Exercise aim
Starting at the first line of the listing below, repeat each line exactly until the line containing "var layoutLegend = ['Yes', 'No', 'Partly'];", which you include. Leave out pictures.

◆ ◆ ◆ ◆ ◆

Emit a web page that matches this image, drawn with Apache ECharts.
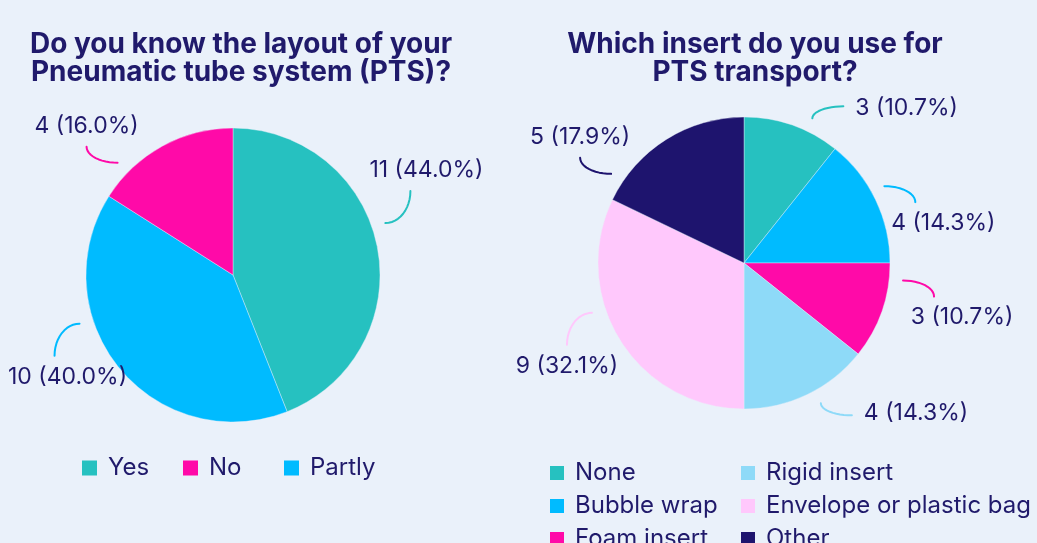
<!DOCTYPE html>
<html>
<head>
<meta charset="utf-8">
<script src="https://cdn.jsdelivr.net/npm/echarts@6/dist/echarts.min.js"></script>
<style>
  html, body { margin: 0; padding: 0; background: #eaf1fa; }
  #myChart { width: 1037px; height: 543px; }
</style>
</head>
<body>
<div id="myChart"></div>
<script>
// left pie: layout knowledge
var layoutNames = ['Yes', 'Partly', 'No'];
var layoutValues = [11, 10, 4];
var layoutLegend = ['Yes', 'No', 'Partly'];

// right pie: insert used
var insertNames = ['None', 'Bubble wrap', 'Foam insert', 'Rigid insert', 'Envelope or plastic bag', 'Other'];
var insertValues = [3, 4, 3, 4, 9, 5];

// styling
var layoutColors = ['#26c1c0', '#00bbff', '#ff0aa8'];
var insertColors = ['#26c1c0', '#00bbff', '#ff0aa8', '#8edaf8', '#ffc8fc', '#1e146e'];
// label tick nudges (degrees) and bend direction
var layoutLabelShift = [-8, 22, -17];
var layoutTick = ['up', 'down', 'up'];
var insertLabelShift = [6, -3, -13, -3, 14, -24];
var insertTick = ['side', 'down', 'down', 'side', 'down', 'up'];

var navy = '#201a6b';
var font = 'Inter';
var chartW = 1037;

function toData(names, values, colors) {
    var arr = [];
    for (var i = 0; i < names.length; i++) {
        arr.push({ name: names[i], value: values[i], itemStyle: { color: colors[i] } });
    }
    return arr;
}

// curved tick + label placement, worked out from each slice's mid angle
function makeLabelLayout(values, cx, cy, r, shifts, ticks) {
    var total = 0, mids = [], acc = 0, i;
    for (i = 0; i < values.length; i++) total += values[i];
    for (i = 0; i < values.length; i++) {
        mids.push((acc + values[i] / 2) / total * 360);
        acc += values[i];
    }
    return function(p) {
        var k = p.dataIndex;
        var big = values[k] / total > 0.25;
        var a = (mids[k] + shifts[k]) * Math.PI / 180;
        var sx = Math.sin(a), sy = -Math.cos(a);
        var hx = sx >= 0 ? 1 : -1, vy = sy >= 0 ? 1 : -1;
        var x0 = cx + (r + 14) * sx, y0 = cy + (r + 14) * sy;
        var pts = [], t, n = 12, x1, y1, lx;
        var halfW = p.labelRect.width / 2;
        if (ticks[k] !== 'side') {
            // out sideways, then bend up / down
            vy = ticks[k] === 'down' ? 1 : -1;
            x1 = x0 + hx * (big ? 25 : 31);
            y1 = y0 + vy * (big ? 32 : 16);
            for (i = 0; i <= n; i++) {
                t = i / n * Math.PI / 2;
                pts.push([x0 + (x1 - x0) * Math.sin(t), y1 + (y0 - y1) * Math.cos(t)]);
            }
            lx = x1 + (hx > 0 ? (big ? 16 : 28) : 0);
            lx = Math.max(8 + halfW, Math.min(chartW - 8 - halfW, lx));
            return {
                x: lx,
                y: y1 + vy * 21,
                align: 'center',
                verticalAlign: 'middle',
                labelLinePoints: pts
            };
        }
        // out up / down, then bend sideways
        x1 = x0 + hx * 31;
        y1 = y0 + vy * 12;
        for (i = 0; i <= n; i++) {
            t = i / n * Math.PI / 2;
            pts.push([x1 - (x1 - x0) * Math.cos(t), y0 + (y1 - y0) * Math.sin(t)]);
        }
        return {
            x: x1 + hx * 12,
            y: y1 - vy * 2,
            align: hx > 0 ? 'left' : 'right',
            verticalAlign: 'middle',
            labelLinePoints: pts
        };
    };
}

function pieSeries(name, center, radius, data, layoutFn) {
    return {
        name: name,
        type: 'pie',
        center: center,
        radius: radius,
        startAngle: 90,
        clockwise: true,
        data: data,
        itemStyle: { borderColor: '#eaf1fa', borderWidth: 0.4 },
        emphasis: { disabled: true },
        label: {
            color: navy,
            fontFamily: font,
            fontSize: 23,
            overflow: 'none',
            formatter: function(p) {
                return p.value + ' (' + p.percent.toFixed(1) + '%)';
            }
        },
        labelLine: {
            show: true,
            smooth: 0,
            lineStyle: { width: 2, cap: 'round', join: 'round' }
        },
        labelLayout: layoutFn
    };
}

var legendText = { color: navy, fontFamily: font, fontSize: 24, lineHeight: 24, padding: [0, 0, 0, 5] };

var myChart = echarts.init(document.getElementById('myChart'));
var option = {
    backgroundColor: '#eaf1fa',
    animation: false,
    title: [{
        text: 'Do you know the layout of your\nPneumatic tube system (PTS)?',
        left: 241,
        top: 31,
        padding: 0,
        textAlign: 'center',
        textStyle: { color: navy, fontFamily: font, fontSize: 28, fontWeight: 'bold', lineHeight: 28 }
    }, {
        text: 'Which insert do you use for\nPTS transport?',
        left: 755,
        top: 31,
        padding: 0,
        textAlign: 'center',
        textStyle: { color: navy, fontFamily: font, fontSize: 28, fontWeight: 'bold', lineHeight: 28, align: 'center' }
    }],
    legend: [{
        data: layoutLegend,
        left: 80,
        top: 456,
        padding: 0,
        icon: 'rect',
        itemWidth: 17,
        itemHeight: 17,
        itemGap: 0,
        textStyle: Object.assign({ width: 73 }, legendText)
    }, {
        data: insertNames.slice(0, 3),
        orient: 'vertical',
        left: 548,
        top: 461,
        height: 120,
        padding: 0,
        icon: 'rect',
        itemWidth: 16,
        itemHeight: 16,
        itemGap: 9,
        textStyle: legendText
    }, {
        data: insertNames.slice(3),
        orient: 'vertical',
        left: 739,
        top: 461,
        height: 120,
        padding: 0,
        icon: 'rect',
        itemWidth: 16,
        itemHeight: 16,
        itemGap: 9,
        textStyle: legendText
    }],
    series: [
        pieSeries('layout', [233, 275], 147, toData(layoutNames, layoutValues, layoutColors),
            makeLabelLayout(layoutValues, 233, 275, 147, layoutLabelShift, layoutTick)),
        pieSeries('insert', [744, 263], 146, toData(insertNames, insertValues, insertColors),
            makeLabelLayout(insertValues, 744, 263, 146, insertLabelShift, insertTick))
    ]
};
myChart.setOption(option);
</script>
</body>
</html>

◆ ◆ ◆ ◆ ◆

Output for this task
Emit a web page that matches this image, drawn with Apache ECharts.
<!DOCTYPE html>
<html>
<head>
<meta charset="utf-8">
<script src="https://cdn.jsdelivr.net/npm/echarts@6/dist/echarts.min.js"></script>
<style>
  html, body { margin: 0; padding: 0; background: #eaf1fa; }
  #myChart { width: 1037px; height: 543px; }
</style>
</head>
<body>
<div id="myChart"></div>
<script>
// left pie: layout knowledge
var layoutNames = ['Yes', 'Partly', 'No'];
var layoutValues = [11, 10, 4];
var layoutLegend = ['Yes', 'No', 'Partly'];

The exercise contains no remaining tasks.